Repare que não há heroísmo aqui, só ritmo. O que mata a decisão é a cadência errada: reuniões longas sobre o passado e nenhuma linha escrita sobre o que vamos mudar amanhã. A cadência certa é curta e consequente. Ajustes táticos (alocação, lances, criativos) vivem no dia a dia; revisão de hipóteses e backlog acontece semanalmente; escolhas estruturais (oferta, proposta de valor, jornada) pedem um fecho mensal com aprendizados acumulados.
Cinco tropeços clássicos que matam decisões (e como cortar)
Também convém admitir onde mais tropeçamos.
- Métrica sem dono: todo mundo olha, ninguém decide;
- Métrica sem limiar: todo mundo concorda que “temos que melhorar”, ninguém define “quanto é suficiente para mexer”;
- Experimento sem hipótese: testar por testar, sem dizer o que precisava ser verdade para aquilo dar certo;
- Texto sem verbo: relatórios que terminam com “insights” em vez de “pausar, escalar, testar”;
- Comparação desonesta: mudar criativo, público e orçamento ao mesmo tempo e atribuir o resultado ao que se quer aplaudir.

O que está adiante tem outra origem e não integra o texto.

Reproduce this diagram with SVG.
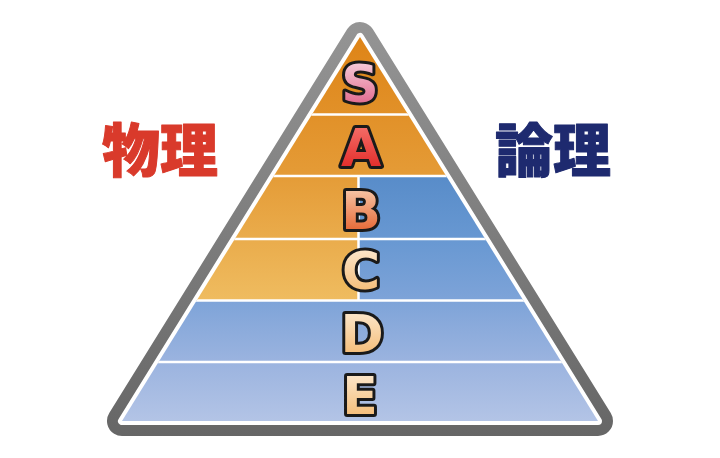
<svg xmlns="http://www.w3.org/2000/svg" width="720" height="458" viewBox="0 0 720 458">
  <defs>
    <linearGradient id="grey" x1="0" y1="20" x2="0" y2="438" gradientUnits="userSpaceOnUse">
      <stop offset="0" stop-color="#959595"/>
      <stop offset="1" stop-color="#666666"/>
    </linearGradient>
    <linearGradient id="orange" x1="0" y1="37" x2="0" y2="301" gradientUnits="userSpaceOnUse">
      <stop offset="0" stop-color="#DE8417"/>
      <stop offset="0.5" stop-color="#E49A35"/>
      <stop offset="1" stop-color="#EFBC60"/>
    </linearGradient>
    <linearGradient id="blue" x1="0" y1="176" x2="0" y2="421" gradientUnits="userSpaceOnUse">
      <stop offset="0" stop-color="#588CC9"/>
      <stop offset="0.26" stop-color="#6898D2"/>
      <stop offset="0.5" stop-color="#7DA3D8"/>
      <stop offset="0.75" stop-color="#9AB3DF"/>
      <stop offset="1" stop-color="#B3C4E6"/>
    </linearGradient>
    <linearGradient id="gS" x1="0" y1="0" x2="0" y2="1">
      <stop offset="0" stop-color="#FBDDE6"/>
      <stop offset="1" stop-color="#DC557E"/>
    </linearGradient>
    <linearGradient id="gA" x1="0" y1="0" x2="0" y2="1">
      <stop offset="0" stop-color="#F77A74"/>
      <stop offset="1" stop-color="#DE1D1B"/>
    </linearGradient>
    <linearGradient id="gB" x1="0" y1="0" x2="0" y2="1">
      <stop offset="0" stop-color="#FAD8BC"/>
      <stop offset="1" stop-color="#E2521B"/>
    </linearGradient>
    <linearGradient id="gC" x1="0" y1="0" x2="0" y2="1">
      <stop offset="0" stop-color="#FDEEDA"/>
      <stop offset="1" stop-color="#F3B466"/>
    </linearGradient>
    <clipPath id="tri">
      <polygon points="360,37 122,421 598,421"/>
    </clipPath>
  </defs>
  <style>
    .ltr { font-family: "DejaVu Sans", "Liberation Sans", sans-serif; font-weight: bold; font-size: 52px; text-anchor: middle; stroke: #1a1a1a; stroke-width: 6; stroke-linejoin: round; paint-order: stroke fill; }
    .side { font-family: "Noto Sans CJK JP", "Noto Sans CJK SC", sans-serif; font-weight: 900; font-size: 58px; text-anchor: middle; stroke-width: 1; stroke-linejoin: round; }
    .div { stroke: #FFFFFF; stroke-width: 2.5; fill: none; }
  </style>
  <rect x="0" y="0" width="720" height="458" fill="#FFFFFF"/>

  <g id="frame">
    <polygon points="360,37 122,421 598,421" fill="url(#grey)" stroke="url(#grey)" stroke-width="30" stroke-linejoin="round"/>
    <polygon points="360,37 122,421 598,421" fill="#FFFFFF" stroke="#FFFFFF" stroke-width="8" stroke-linejoin="round"/>
  </g>

  <g id="bands" clip-path="url(#tri)">
    <rect id="band-S" x="100" y="30" width="520" height="84.5" fill="url(#orange)"/>
    <rect id="band-A" x="100" y="114.5" width="520" height="61.5" fill="url(#orange)"/>
    <rect id="band-B-left" x="100" y="176" width="258" height="63" fill="url(#orange)"/>
    <rect id="band-B-right" x="358" y="176" width="262" height="63" fill="url(#blue)"/>
    <rect id="band-C-left" x="100" y="239" width="258" height="61.5" fill="url(#orange)"/>
    <rect id="band-C-right" x="358" y="239" width="262" height="61.5" fill="url(#blue)"/>
    <rect id="band-D" x="100" y="300.5" width="520" height="61.5" fill="url(#blue)"/>
    <rect id="band-E" x="100" y="362" width="520" height="70" fill="url(#blue)"/>
  </g>

  <g id="connectors" clip-path="url(#tri)">
    <line class="div" x1="100" y1="114.5" x2="620" y2="114.5"/>
    <line class="div" x1="100" y1="176" x2="620" y2="176"/>
    <line class="div" x1="100" y1="239" x2="620" y2="239"/>
    <line class="div" x1="100" y1="300.5" x2="620" y2="300.5"/>
    <line class="div" x1="100" y1="362" x2="620" y2="362"/>
    <line class="div" x1="358.5" y1="176" x2="358.5" y2="300.5"/>
  </g>

  <g id="label-S"><text class="ltr" x="360" y="102" fill="url(#gS)">S</text></g>
  <g id="label-A"><text class="ltr" x="361" y="166" fill="url(#gA)">A</text></g>
  <g id="label-B"><text class="ltr" x="361" y="229" fill="url(#gB)">B</text></g>
  <g id="label-C"><text class="ltr" x="361" y="289" fill="url(#gC)">C</text></g>
  <g id="label-D"><text class="ltr" x="362" y="352" fill="url(#gC)">D</text></g>
  <g id="label-E"><text class="ltr" x="360" y="414" fill="url(#gC)">E</text></g>

  <g id="physical"><text class="side" x="160" y="172" fill="#D93A2B" stroke="#D93A2B">物理</text></g>
  <g id="logical"><text class="side" x="553" y="172" fill="#1E2A6F" stroke="#1E2A6F">論理</text></g>
</svg>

Quer um critério prático para fechar qualquer reunião? Uma decisão precisa caber num verbo no imperativo e ter um relógio acoplado. Pausar. Escalar. Testar. Consolidar. Reescrever. Trocar. Se a conclusão não cabe em um verbo, você ainda está descrevendo. Se cabe, mas não tem prazo para verificação, você está terceirizando responsabilidade para o calendário.
“Mas como saber se já temos dados suficientes?” Comece pelo impacto potencial e pelo custo do erro. Se a ação é barata e reversível, a resposta é quase sempre sim. Se a ação é cara e lenta, exija mais evidência, mais comparação e mais rigor de definição. Decisão é gestão de risco, não um concurso de certeza.
No fim, o relatório que importa não é o mais bonito. É o que reduz a distância entre o dado e a próxima ação concreta. Ele respeita o contexto, explicita suposições, estima o erro, pede contrafactual, registra o que foi decidido e volta para checar o efeito. O resto é ruído embalado em UI. Se o seu time já mede, o gargalo não é dado: é pergunta. E pergunta boa é aquela que empurra a empresa para o terreno real, onde decisões têm dono, limiar e prazo. É ali, e só ali, que número vira resultado.